The internet is abuzz about that Brad Paisley, LL Cool J song. You know the one. No? Well, trust me: it’s a mess. And I’m not linking to it, nor am I embedding it, but you can go look it up, if you want to. I had actually been trying to invoke the Sweet Brown Rule on it, and was doing well until a friend emailed a few of us about it, and another friend responded, and then I had thoughts, and…ugh. Here we are.

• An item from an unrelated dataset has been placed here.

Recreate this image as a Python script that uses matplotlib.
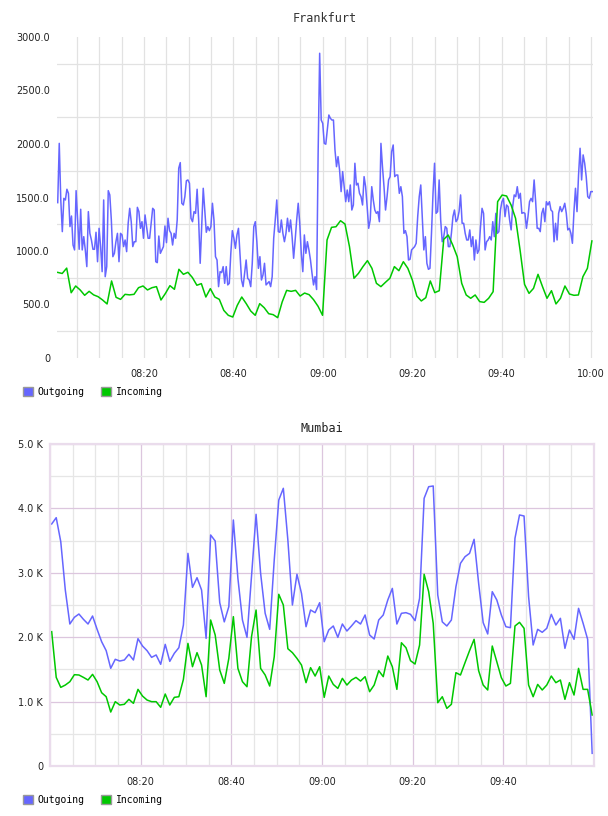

So, someone replied that the lyrics didn’t seem so bad, and that Paisley had “tried.” I think that’s what I really felt the need to reply to, because I think she’s right. I don’t know that I’d say that the lyrics aren’t that bad, but they could certainly be way worse, from a racial standpoint (I think they’re pretty terrible, from a lyrical standpoint). And I think Paisley is trying — I think he is probably sincere in saying (via his Twitter) that he hopes the album this song is on “raises questions,answers [sic].” He may even be sincere about wanting to start conversations about race and other important issues (as mentioned in interviews and, again, on Twitter). The thing is, I just don’t think that “Accidental Racist” is a very good attempt.
Listen: I’m not saying that Paisley (or his lyrical counterpart) *is* racist, but I am saying that that thing he wore (so, that thing he did) is. Now, I’ll admit that I have a pretty strong allergic reaction to that flag, but that’s because it’s got a lot of really heavy, really racist baggage. Allergic reaction notwithstanding, I’m perfectly willing to believe that not everyone who flies (or wears) it *intends* to be racist, especially given how good a job its proponents have done of deflecting attention from that racist baggage, and controlling the cultural dialogue around it. But is “I don’t mean to be racist, so let’s just move on and let bygones be bygones” really a compelling line of thought? It’s not, for me. At best, I think it’s mistaken and severely misguided — the fact that you didn’t intend an action to be racist doesn’t actually mean that it wasn’t, so why should I just be ok with it? At worst, rather than being an honest mistake, it’s willfully obtuse, and in a way that is, more often than not, intended to deflect criticism of behavior you already know is unacceptable. Sometimes, it’s just intended to avoid asking one’s self uncomfortable or challenging questions, but if you’re fighting the questions that hard, I suspect it’s because you already know that the answers will not reflect well on you, or on something you value.